- [WHAT THE EXERCISE ASKS] Your copy of the material must match it exactly, except that pictures are dropped.

- [DATASET EXCERPT]
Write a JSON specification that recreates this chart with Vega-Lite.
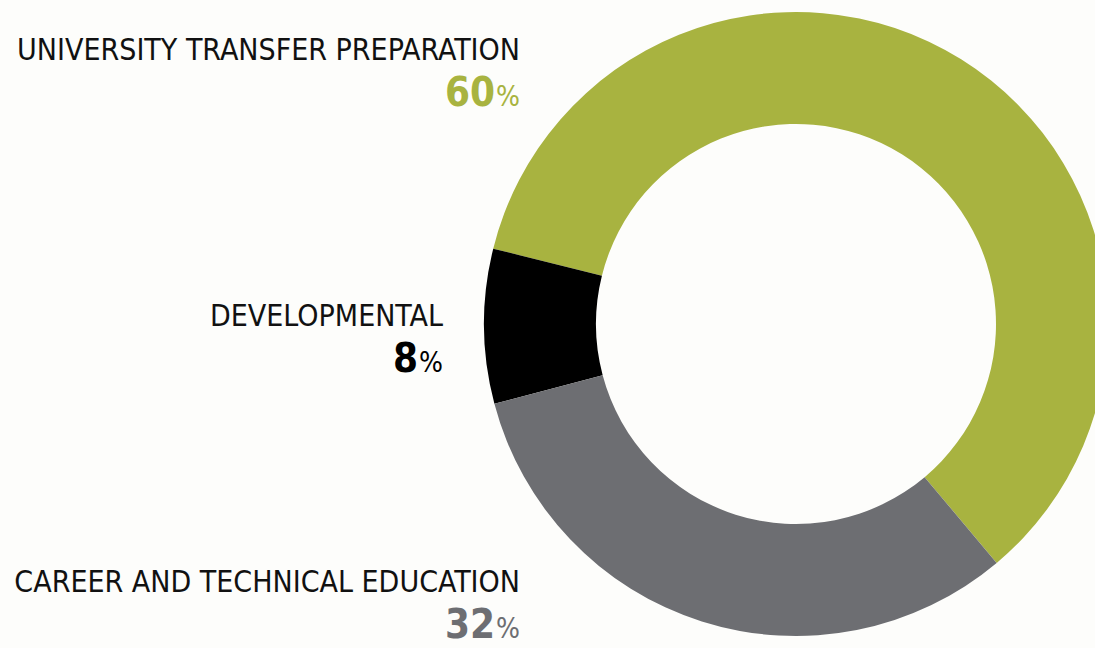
{
  "$schema": "https://vega.github.io/schema/vega-lite/v6.json",
  "width": 1095,
  "height": 648,
  "autosize": "none",
  "padding": 0,
  "background": "#fdfdfb",
  "view": {"stroke": null},
  "data": {"values": [
    {"category": "University Transfer Preparation", "label": "UNIVERSITY TRANSFER PREPARATION", "value": 60},
    {"category": "Developmental", "label": "DEVELOPMENTAL", "value": 8},
    {"category": "Career and Technical Education", "label": "CAREER AND TECHNICAL EDUCATION", "value": 32}
  ]},
  "layer": [
    {
      "mark": {"type": "arc", "innerRadius": 200, "outerRadius": 312},
      "encoding": {
        "theta": {"field": "value", "type": "quantitative", "stack": true, "scale": {"range": [2.443, 8.726]}},
        "color": {"field": "category", "type": "nominal", "scale": {"domain": ["Career and Technical Education", "Developmental", "University Transfer Preparation"], "range": ["#6d6e72", "#000000", "#a8b340"]}, "legend": null},
        "x": {"value": 796},
        "y": {"value": 324}
      }
    },
    {
      "transform": [{"filter": "datum.category !== 'Developmental'"}],
      "mark": {"type": "text", "align": "right", "baseline": "alphabetic", "font": "DejaVu Sans Condensed", "fontSize": 30, "color": "#111111"},
      "encoding": {
        "text": {"field": "label"},
        "x": {"value": 520},
        "y": {"field": "category", "type": "nominal", "sort": ["University Transfer Preparation", "Developmental", "Career and Technical Education"], "scale": {"type": "point", "range": [60, 592], "padding": 0}, "axis": null}
      }
    },
    {
      "transform": [{"filter": "datum.category === 'Developmental'"}],
      "mark": {"type": "text", "align": "right", "baseline": "alphabetic", "font": "DejaVu Sans Condensed", "fontSize": 30, "color": "#111111"},
      "encoding": {
        "text": {"field": "label"},
        "x": {"value": 443},
        "y": {"field": "category", "type": "nominal", "sort": ["University Transfer Preparation", "Developmental", "Career and Technical Education"], "axis": null}
      }
    },
    {
      "transform": [{"filter": "datum.category !== 'Developmental'"}],
      "mark": {"type": "text", "align": "right", "baseline": "alphabetic", "font": "DejaVu Sans Condensed", "fontSize": 40, "fontWeight": "bold", "dy": 46, "dx": -25},
      "encoding": {
        "text": {"field": "value", "type": "quantitative"},
        "x": {"value": 520},
        "y": {"field": "category", "type": "nominal", "sort": ["University Transfer Preparation", "Developmental", "Career and Technical Education"], "axis": null},
        "color": {"field": "category", "type": "nominal", "legend": null}
      }
    },
    {
      "transform": [{"filter": "datum.category === 'Developmental'"}],
      "mark": {"type": "text", "align": "right", "baseline": "alphabetic", "font": "DejaVu Sans Condensed", "fontSize": 40, "fontWeight": "bold", "dy": 46, "dx": -25},
      "encoding": {
        "text": {"field": "value", "type": "quantitative"},
        "x": {"value": 443},
        "y": {"field": "category", "type": "nominal", "sort": ["University Transfer Preparation", "Developmental", "Career and Technical Education"], "axis": null},
        "color": {"field": "category", "type": "nominal", "legend": null}
      }
    },
    {
      "transform": [{"filter": "datum.category !== 'Developmental'"}],
      "mark": {"type": "text", "align": "right", "baseline": "alphabetic", "font": "DejaVu Sans Condensed", "fontSize": 28, "dy": 46, "text": "%"},
      "encoding": {
        "x": {"value": 520},
        "y": {"field": "category", "type": "nominal", "sort": ["University Transfer Preparation", "Developmental", "Career and Technical Education"], "axis": null},
        "color": {"field": "category", "type": "nominal", "legend": null}
      }
    },
    {
      "transform": [{"filter": "datum.category === 'Developmental'"}],
      "mark": {"type": "text", "align": "right", "baseline": "alphabetic", "font": "DejaVu Sans Condensed", "fontSize": 28, "dy": 46, "text": "%"},
      "encoding": {
        "x": {"value": 443},
        "y": {"field": "category", "type": "nominal", "sort": ["University Transfer Preparation", "Developmental", "Career and Technical Education"], "axis": null},
        "color": {"field": "category", "type": "nominal", "legend": null}
      }
    }
  ]
}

- [SOLVED EXERCISE]
Write a JSON specification that recreates this chart with Vega-Lite.
{
  "$schema": "https://vega.github.io/schema/vega-lite/v6.json",
  "width": 1095,
  "height": 648,
  "autosize": "none",
  "padding": 0,
  "background": "#fdfdfb",
  "view": {"stroke": null},
  "data": {"values": [
    {"category": "University Transfer Preparation", "label": "UNIVERSITY TRANSFER PREPARATION", "value": 60},
    {"category": "Developmental", "label": "DEVELOPMENTAL", "value": 8},
    {"category": "Career and Technical Education", "label": "CAREER AND TECHNICAL EDUCATION", "value": 32}
  ]},
  "layer": [
    {
      "mark": {"type": "arc", "innerRadius": 200, "outerRadius": 312},
      "encoding": {
        "theta": {"field": "value", "type": "quantitative", "stack": true, "scale": {"range": [2.443, 8.726]}},
        "color": {"field": "category", "type": "nominal", "scale": {"domain": ["Career and Technical Education", "Developmental", "University Transfer Preparation"], "range": ["#6d6e72", "#000000", "#a8b340"]}, "legend": null},
        "x": {"value": 796},
        "y": {"value": 324}
      }
    },
    {
      "transform": [{"filter": "datum.category !== 'Developmental'"}],
      "mark": {"type": "text", "align": "right", "baseline": "alphabetic", "font": "DejaVu Sans Condensed", "fontSize": 30, "color": "#111111"},
      "encoding": {
        "text": {"field": "label"},
        "x": {"value": 520},
        "y": {"field": "category", "type": "nominal", "sort": ["University Transfer Preparation", "Developmental", "Career and Technical Education"], "scale": {"type": "point", "range": [60, 592], "padding": 0}, "axis": null}
      }
    },
    {
      "transform": [{"filter": "datum.category === 'Developmental'"}],
      "mark": {"type": "text", "align": "right", "baseline": "alphabetic", "font": "DejaVu Sans Condensed", "fontSize": 30, "color": "#111111"},
      "encoding": {
        "text": {"field": "label"},
        "x": {"value": 443},
        "y": {"field": "category", "type": "nominal", "sort": ["University Transfer Preparation", "Developmental", "Career and Technical Education"], "axis": null}
      }
    },
    {
      "transform": [{"filter": "datum.category !== 'Developmental'"}],
      "mark": {"type": "text", "align": "right", "baseline": "alphabetic", "font": "DejaVu Sans Condensed", "fontSize": 40, "fontWeight": "bold", "dy": 46, "dx": -25},
      "encoding": {
        "text": {"field": "value", "type": "quantitative"},
        "x": {"value": 520},
        "y": {"field": "category", "type": "nominal", "sort": ["University Transfer Preparation", "Developmental", "Career and Technical Education"], "axis": null},
        "color": {"field": "category", "type": "nominal", "legend": null}
      }
    },
    {
      "transform": [{"filter": "datum.category === 'Developmental'"}],
      "mark": {"type": "text", "align": "right", "baseline": "alphabetic", "font": "DejaVu Sans Condensed", "fontSize": 40, "fontWeight": "bold", "dy": 46, "dx": -25},
      "encoding": {
        "text": {"field": "value", "type": "quantitative"},
        "x": {"value": 443},
        "y": {"field": "category", "type": "nominal", "sort": ["University Transfer Preparation", "Developmental", "Career and Technical Education"], "axis": null},
        "color": {"field": "category", "type": "nominal", "legend": null}
      }
    },
    {
      "transform": [{"filter": "datum.category !== 'Developmental'"}],
      "mark": {"type": "text", "align": "right", "baseline": "alphabetic", "font": "DejaVu Sans Condensed", "fontSize": 28, "dy": 46, "text": "%"},
      "encoding": {
        "x": {"value": 520},
        "y": {"field": "category", "type": "nominal", "sort": ["University Transfer Preparation", "Developmental", "Career and Technical Education"], "axis": null},
        "color": {"field": "category", "type": "nominal", "legend": null}
      }
    },
    {
      "transform": [{"filter": "datum.category === 'Developmental'"}],
      "mark": {"type": "text", "align": "right", "baseline": "alphabetic", "font": "DejaVu Sans Condensed", "fontSize": 28, "dy": 46, "text": "%"},
      "encoding": {
        "x": {"value": 443},
        "y": {"field": "category", "type": "nominal", "sort": ["University Transfer Preparation", "Developmental", "Career and Technical Education"], "axis": null},
        "color": {"field": "category", "type": "nominal", "legend": null}
      }
    }
  ]
}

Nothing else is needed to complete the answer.